-- start ENTRIES PROVIDED --

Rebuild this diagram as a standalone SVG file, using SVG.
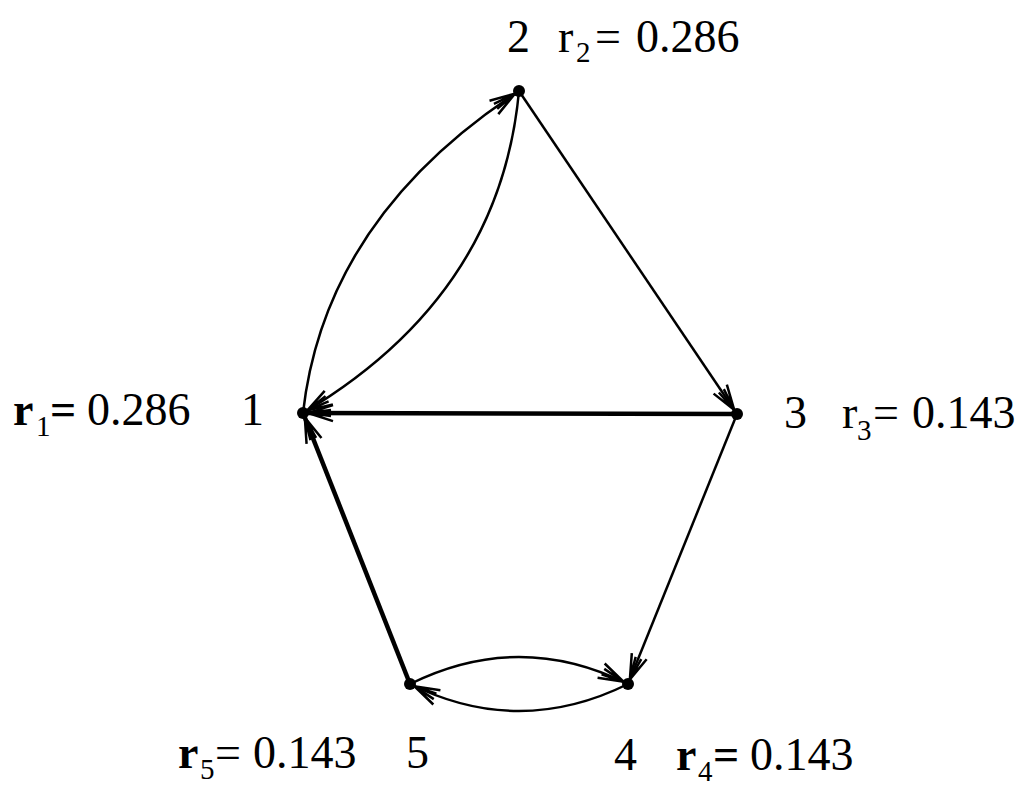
<svg xmlns="http://www.w3.org/2000/svg" width="1036" height="785" viewBox="0 0 1036 785">
<style>
.e{fill:none;stroke:#000;stroke-width:2.5}
.t{stroke-width:4.5}
.l{font-family:"Liberation Serif","Times New Roman",serif;font-size:46px;fill:#000}
.s{font-size:29px}
.b{font-weight:bold}
.n{font-weight:normal}
</style>
<defs>
<marker id="a" markerUnits="userSpaceOnUse" markerWidth="40" markerHeight="30" viewBox="-30 -15 40 30" refX="5" refY="0" orient="auto">
<path d="M-25,-8 L0,0 L-25,8 M-23,-3 L0,0 L-23,3" fill="none" stroke="#000" stroke-width="2.5"/>
</marker>
</defs>
<rect width="1036" height="785" fill="#fff"/>
<g id="connectors">
<path class="e" d="M303,413 Q325,218 519,91" marker-end="url(#a)"/>
<path class="e" d="M519,91 Q500,296 303,413" marker-end="url(#a)"/>
<path class="e" d="M519,91 L737,414" marker-end="url(#a)"/>
<path class="e t" d="M737,414 L303,413" marker-end="url(#a)"/>
<path class="e" d="M737,414 L628,684" marker-end="url(#a)"/>
<path class="e t" d="M410,684 L303,413" marker-end="url(#a)"/>
<path class="e" d="M410,684 Q519,630 628,684" marker-end="url(#a)"/>
<path class="e" d="M628,684 Q519,738 410,684" marker-end="url(#a)"/>
</g>
<g id="node1">
<circle cx="303" cy="413" r="6"/>
<text class="l" x="241" y="425">1</text>
<text class="l b" y="425"><tspan x="13">r</tspan><tspan class="s n" x="36" y="436">1</tspan><tspan x="50" y="425">=</tspan><tspan x="87" class="n">0.286</tspan></text>
</g>
<g id="node2">
<circle cx="519" cy="91" r="6"/>
<text class="l" x="507" y="52">2</text>
<text class="l" y="52"><tspan x="558">r</tspan><tspan class="s" x="576" y="62">2</tspan><tspan x="595" y="52">=</tspan><tspan x="636">0.286</tspan></text>
</g>
<g id="node3">
<circle cx="737" cy="414" r="6"/>
<text class="l" x="784" y="428">3</text>
<text class="l" y="428"><tspan x="842">r</tspan><tspan class="s" x="857" y="440">3</tspan><tspan x="873" y="428">=</tspan><tspan x="912">0.143</tspan></text>
</g>
<g id="node4">
<circle cx="628" cy="684" r="6"/>
<text class="l" x="614" y="770">4</text>
<text class="l b" y="770"><tspan x="676">r</tspan><tspan class="s n" x="698" y="781">4</tspan><tspan x="713" y="770">=</tspan><tspan x="750" class="n">0.143</tspan></text>
</g>
<g id="node5">
<circle cx="410" cy="684" r="6"/>
<text class="l" x="406" y="768">5</text>
<text class="l b" y="768"><tspan x="178">r</tspan><tspan class="s n" x="200" y="779">5</tspan><tspan x="215" y="768" class="n">=</tspan><tspan x="253" class="n">0.143</tspan></text>
</g>
</svg>
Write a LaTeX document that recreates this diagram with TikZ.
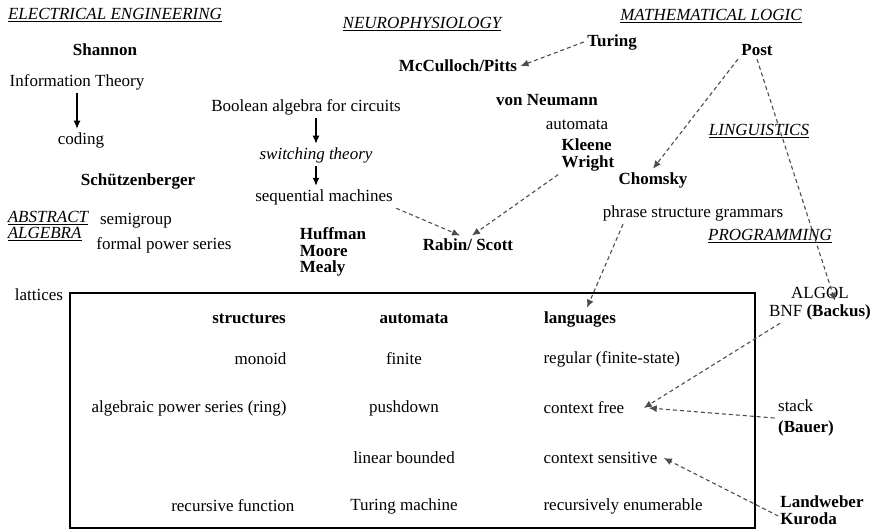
\documentclass[tikz,border=0pt]{standalone}
\usepackage{fontspec}
\setmainfont{Liberation Serif}
\usepackage{tikz}
\usetikzlibrary{shapes,arrows,arrows.meta,positioning}
\tikzstyle{field} = [font=\fontsize{17}{16.5}\selectfont\itshape, align=left]
\tikzstyle{person} = [font=\fontsize{17}{16.5}\selectfont\bfseries, align=left]
\tikzstyle{topic} = [font=\fontsize{17}{18}\selectfont]
\tikzstyle{colhead} = [font=\fontsize{17}{18}\selectfont\bfseries]
\tikzstyle{arrow} = [line width=1.2pt,-{Latex[length=8pt,width=7pt]}]
\tikzstyle{dasharrow} = [line width=1.1pt,dash pattern=on 4pt off 3pt,black!70,-{Latex[length=8pt,width=7pt]}]

\begin{document}
\begin{tikzpicture}[x=1pt,y=-1pt]
\useasboundingbox (0,0) rectangle (877,531);

%% Fields
\node [field] (ee) at (115,15) {\underline{ELECTRICAL ENGINEERING}};
\node [field] (neuro) at (422,24) {\underline{NEUROPHYSIOLOGY}};
\node [field] (logic) at (711,16) {\underline{MATHEMATICAL LOGIC}};
\node [field] (ling) at (759,131) {\underline{LINGUISTICS}};
\node [field] (prog) at (770,236) {\underline{PROGRAMMING}};
\node [field] (alg) at (48,226) {\underline{ABSTRACT}\\\underline{ALGEBRA}};

%% People
\node [person] (shannon) at (105,50) {Shannon};
\node [person] (schutz) at (138,181) {Schützenberger};
\node [person] (turing) at (612,42) {Turing};
\node [person] (mcculloch) at (458,66) {McCulloch/Pitts};
\node [person] (post) at (757,50) {Post};
\node [person] (neumann) at (547,100) {von Neumann};
\node [person] (kleene) at (588,155) {Kleene\\Wright};
\node [person] (chomsky) at (653,180) {Chomsky};
\node [person] (huffman) at (333,252) {Huffman\\Moore\\Mealy};
\node [person] (rabin) at (468,245) {Rabin/ Scott};

%% Topics
\node [topic] (info) at (77,82) {Information Theory};
\node [topic] (coding) at (81,140) {coding};
\node [topic] (boolean) at (306,107) {Boolean algebra for circuits};
\node [topic] (switching) at (316,155) {\itshape switching theory};
\node [topic] (sequential) at (324,197) {sequential machines};
\node [topic] (semigroup) at (136,221) {semigroup};
\node [topic] (fps) at (164,245) {formal power series};
\node [topic] (lattices) at (39,295) {lattices};
\node [topic] (automata) at (577,125) {automata};
\node [topic] (phrase) at (693,213) {phrase structure grammars};
\node [topic] (algol) at (820,293) {ALGOL};
\node [topic] (bnf) at (820,312) {BNF \textbf{(Backus)}};
\node [topic, align=left] (stack) at (806,418) {stack\\[3pt]\textbf{(Bauer)}};
\node [person, inner sep=2pt] (landweber) at (822,510) {Landweber\\[1pt]Kuroda};

%% The table
\draw [line width=2pt] (70,293) rectangle (755,528);
\node [colhead] (structures) at (249,319) {structures};
\node [colhead] (automataH) at (414,319) {automata};
\node [colhead] (languages) at (580,319) {languages};

\node [topic, anchor=east] (monoid) at (290,359) {monoid};
\node [topic, anchor=east] (aps) at (290,408) {algebraic power series (ring)};
\node [topic, anchor=east] (recfun) at (298,506) {recursive function};

\node [topic] (finite) at (404,359) {finite};
\node [topic] (pushdown) at (404,408) {pushdown};
\node [topic] (lba) at (404,458) {linear bounded};
\node [topic] (tm) at (404,506) {Turing machine};

\node [topic, anchor=west] (regular) at (540,359) {regular (finite-state)};
\node [topic, anchor=west] (cf) at (540,408) {context free};
\node [topic, anchor=west] (cs) at (540,458) {context sensitive};
\node [topic, anchor=west] (re) at (540,506) {recursively enumerable};

%% Solid arrows
\draw [arrow] (info.south) -- (info.south |- coding.north);
\draw [arrow] (boolean.south -| switching) -- (switching.north);
\draw [arrow] (switching.south) -- (switching.south |- sequential.north);

%% Dashed arrows
\draw [dasharrow] (turing.west) -- (mcculloch.east);
\draw [dasharrow] (sequential.south east) -- ([xshift=-8pt]rabin.north);
\draw [dasharrow] (kleene.south west) -- ([xshift=4pt]rabin.north);
\draw [dasharrow] (post.south west) -- (chomsky.north);
\draw [dasharrow] (post.south) -- ([xshift=15pt]bnf.north);
\draw [dasharrow] ([xshift=-70pt]phrase.south) -- ([xshift=7pt]languages.north);
\draw [dasharrow] ([xshift=-40pt]bnf.south) -- ([xshift=16pt]cf.east);
\draw [dasharrow] (stack.west) -- ([xshift=21pt]cf.east);
\draw [dasharrow] ([yshift=-6pt]landweber.west) -- ([xshift=3pt]cs.east);

\end{tikzpicture}
\end{document}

-- end ENTRIES PROVIDED --

**TASK PROMPT**
Track down every line with the word "this" and copy it.

**SOLUTION**
Rebuild this diagram as a standalone SVG file, using SVG.
Write a LaTeX document that recreates this diagram with TikZ.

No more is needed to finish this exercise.